Philosophie Magazine - 09.2019

(Nora) #1

Qui ne voit que j’ai pris une route par laquelle,


sans cesse et sans travail, j’irai autant qu’il y aura


d’encre et de papier au monde?


Michel de Montaigne, Essais, III, « De la vanité »


Au niveau mondial, on produit et utilise 54 cartouches d’encre par seconde, soit 1,1 milliard de cartouches par an.

Le prix de l’encre (pigments, fluides et additifs) nécessaire aux cartouches des imprimantes varie entre 800 et 2 500 euros le litre,
soit, en fourchette haute, le prix d’une bouteille de petrus d’un millésime récent.

L’encre destinée aux stylos est 50 fois moins chère que celle des cartouches.

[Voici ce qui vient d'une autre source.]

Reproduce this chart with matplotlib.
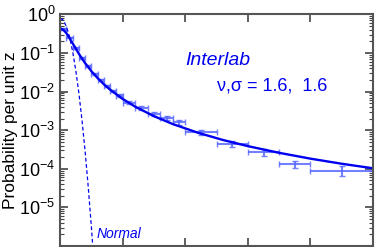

Plus de 60 % des cartouches usagées filent directement dans une poubelle ou dans une décharge.

Chaque année, 50 millions de cartouches laser sont vendues en Europe. Elles contiennent 25 000 tonnes de toner
(de l’encre en poudre) et 50 000 tonnes de plastique. Chaque cartouche laser jetée contient encore 15 % du toner initial.

Il faut environ 1 000 ans pour que le plastique d’une cartouche d’encre d’imprimante se décompose.

L’encre des tatouages est faite d’un fluide porteur et de pigments, généralement, organiques, soit plus de 200 colorants
(2,53 milligrammes de pigments en moyenne au centimètre carré) et additifs dont on ignore les effets à long terme sur la peau.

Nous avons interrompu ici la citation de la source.